Another GOP stop-Trump effort says it is quietly picking up steam

A stubborn supporter of Marco Rubio at Rubio's campaign headquarters in Miami last March. (Photo: Lynne Sladky/AP)
A stubborn supporter of Marco Rubio at Rubio’s campaign headquarters in Miami last March. (Photo: Lynne Sladky/AP)

The Rules Committee is not the only stop-Trump game in Cleveland.

Talk of efforts to dump Donald Trump at the Republican National Convention this month have focused on whether the key committee’s 112 members would support a measure to allow delegates to vote for whomever they want, instead of being bound to their state’s primary or caucus results.

If the Rules Committee passes that resolution, then the full convention would have to vote on the matter.

But while anti-Trump delegates based in Colorado and New Jersey spend their time on that path, another group of convention delegates based in Wisconsin is organizing to stop Trump on the floor of the convention — regardless of what happens to that Rules Committee resolution.

“I personally believe there are enough delegates who will abstain to keep Trump from getting the nomination on the first ballot, and I think that will open up a lot of options for the delegates,” said Dane Waters, an official with Delegates Unbound, a group formed this year.

The group is led by Eric O’Keefe, a respected Wisconsin political activist in the state who worked aggressively to bolster Gov. Scott Walker during the 2012 attempt to recall him.

Top RNC officials have dismissed the delegate-led efforts to stop Trump. RNC spokesman Sean Spicer in June called it “nothing more than a media creation and a series of tweets.”

But O’Keefe and Waters’ group is reportedly well organized, even more so than the publicized efforts focused on the Rules Committee. If enough delegates abstain on the first ballot — or vote for another candidate — so that Trump does not get at least 1,237 votes out of the 2,472 delegates on the floor, the convention would have to hold a second round of voting.

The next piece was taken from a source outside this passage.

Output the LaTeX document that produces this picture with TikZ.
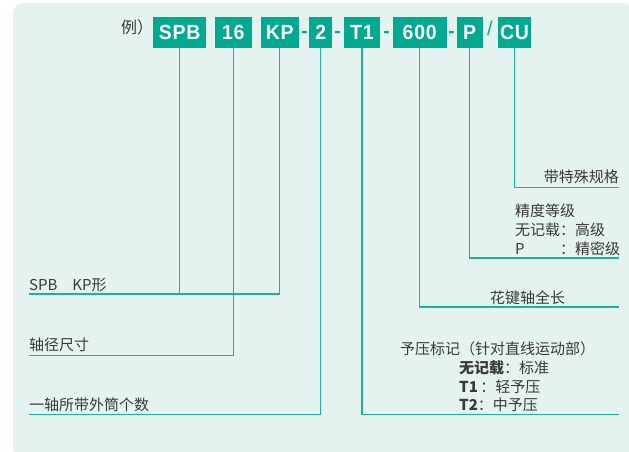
\documentclass[tikz,border=0pt]{standalone}
\usepackage{fontspec}
\setmainfont{Noto Sans CJK SC}
\newfontfamily\boxfont[LetterSpace=4,FakeStretch=0.95]{Liberation Sans}
\newfontfamily\sepfont{Liberation Sans}
\definecolor{bgmint}{HTML}{E4F3EF}
\definecolor{boxgreen}{HTML}{00AA90}
\definecolor{leadgreen}{HTML}{1DB39B}
\definecolor{txtgray}{HTML}{3A3A3A}
\tikzset{
  codebox/.style={fill=boxgreen, text=white, font=\boxfont\bfseries\fontsize{20.5}{20.5}\selectfont,
    minimum height=31pt, inner sep=0pt, anchor=center},
  sepmark/.style={text=boxgreen, font=\sepfont\bfseries\fontsize{19}{19}\selectfont, inner sep=0pt, anchor=base},
  lead/.style={draw=leadgreen, line width=1.3pt},
  lbl/.style={text=txtgray, font=\fontsize{15}{15}\selectfont, inner sep=0pt, anchor=west},
}
\begin{document}
\begin{tikzpicture}[x=1pt,y=-1pt]
\useasboundingbox (0,0) rectangle (629,452);
\clip (0,0) rectangle (629,452);
\fill[bgmint, rounded corners=10pt] (13,3) rectangle (632,458);

% title
\node[lbl, font=\fontsize{16}{16}\selectfont] (ex) at (121,27.5) {例）};

% code boxes
\node[codebox, minimum width=52.7pt] (spb) at (179.7,32.5) {SPB};
\node[codebox, minimum width=36.7pt] (n16) at (233.3,32.5) {16};
\node[codebox, minimum width=38.3pt] (kp) at (279.8,32.5) {KP};
\node[codebox, minimum width=23pt] (n2) at (320.8,32.5) {2};
\node[codebox, minimum width=36.6pt] (t1) at (362,32.5) {T1};
\node[codebox, minimum width=54pt] (n600) at (419.7,32.5) {600};
\node[codebox, minimum width=26pt] (p) at (469.7,32.5) {P};
\node[codebox, minimum width=32.4pt] (cu) at (514.5,32.5) {CU};

% separators
\node[sepmark] (d1) at (304.5,38) {-};
\node[sepmark] (d2) at (337.5,38) {-};
\node[sepmark] (d3) at (386.5,38) {-};
\node[sepmark] (d4) at (451.5,38) {-};
\node[sepmark, font=\sepfont\fontsize{20}{20}\selectfont] (sl) at (490,36) {/};

% labels
\node[lbl] (lspb) at (29,284.5) {SPB\quad KP形};
\node[lbl] (l16) at (29,345) {轴径尺寸};
\node[lbl] (l2) at (29,405) {一轴所带外筒个数};
\node[lbl, anchor=east] (lcu) at (619,176.5) {带特殊规格};
\node[lbl] (lp1) at (515,211) {精度等级};
\node[lbl] (lp2) at (515,230) {无记载：高级};
\node[lbl] (lp3) at (515,248.5) {\rlap{P}\phantom{无记载}：精密级};
\node[lbl] (l600) at (490,297.5) {花键轴全长};
\node[lbl] (lt0) at (400,349) {予压标记（针对直线运动部）};
\node[lbl] (lt1) at (459,368) {\textbf{无记载}：标准};
\node[lbl] (lt2) at (459,386.5) {\textbf{T1}\,：轻予压};
\node[lbl] (lt3) at (459,405) {\textbf{T2}：中予压};

% line end points
\coordinate (e1) at (29,294);
\coordinate (e2) at (29,355.5);
\coordinate (e3) at (29,414.5);
\coordinate (e4) at (619,414.5);
\coordinate (e5) at (619,307);
\coordinate (e6) at (619,258);
\coordinate (e7) at (619,187.5);

% connectors
\draw[lead] (spb.south) -- (spb.south |- e1);
\draw[lead] (kp.south) |- (e1);
\draw[lead] (n16.south) |- (e2);
\draw[lead] (n2.south) |- (e3);
\draw[lead] (t1.south) |- (e4);
\draw[lead] (n600.south) |- (e5);
\draw[lead] (p.south) |- (e6);
\draw[lead] (cu.south) |- (e7);
\end{tikzpicture}
\end{document}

At that point, other Republican politicians would be emboldened to put themselves forward as alternatives to Trump, delegates would be more free under the rules to vote for a wider range of options and all hell would break loose on the floor of Quicken Loans Arena as the convention became open and contested.

Waters told Yahoo News on Thursday that they have people in many states working to force the convention into multiple ballots.

“Delegates have the right to object and challenge the authenticity of their state’s announcement of votes cast for the possible nominee,” Waters said. “There are a significant number of states where delegates have made clear their intent to challenge the number of votes announced if they have been stopped from exercising their right to vote their conscience.”

Trump supporters on the Rules Committee will likely try to pass a resolution officially binding the delegates to the results of their states’ primaries and caucuses, as was done in 1976, said A.J. Spiker, a former chairman of the Iowa Republican Party who is working with Delegates Unbound.

But Spiker told Yahoo News he did not think Trump supporters could get 56 votes on the Rules Committee for such a resolution.

And a whip count of the delegates conducted this week by a pro-Trump member of the Republican National Committee found large numbers in favor of allowing an open vote, and many hundreds more up for grabs.

Randy Evans, an RNC member from Georgia, estimated that 890 delegates are “personally loyal” to Trump, another 680 oppose the presumptive Republican nominee and about 900 are undecided or undeclared, according to a Wall Street Journal report.

Waters said that the number of delegates joining his cause has continued to grow of late, and that because delegates are seeking his group out, the anti-Trump forces have been able to work past the fact that the RNC never provided a list of delegates from each state.

“Typically, you’re having to go out and convince supporters to follow you,” Waters said. “The difference here is it’s not requiring much of an effort to get people to sign up.”

Trump’s own stumbles over the past week have not helped his cause with delegates, even as presumptive Democratic nominee Hillary Clinton has simultaneously been embroiled in controversy. FBI Director James Comey said on Tuesday that he would not recommend charges against Clinton for her use of private email servers for official State Department business, but said Clinton had made a serious error in judgment.

But at Wednesday campaign rally in Cincinnati, Trump went on a lengthy tangent in which he drew attention to his campaign’s use of a six-pointed star in a tweet criticizing Clinton with a photo of her next to a pile of money and the star, which is a symbol of Judaism. Trump’s image, reportedly taken from white supremacist corners of the Internet, was widely denounced as anti-Semitic. Trump has since repeatedly defended the tweet as innocent.

And on Thursday, Trump clashed with Republican senators during a closed-door meeting on Capitol Hill. Sen. Jeff Flake of Arizona stood to confront Trump over his verbal attacks on racial and religious minorities, and on Sen. John McCain. Trump took umbrage at this and told Flake he would lose his seat this fall, according to the Washington Post.

However, U.S. senators serve six-year terms, unlike members of the House — who are up for reelection every two years — and Flake is not up for reelection this fall. He reportedly informed Trump of this fact.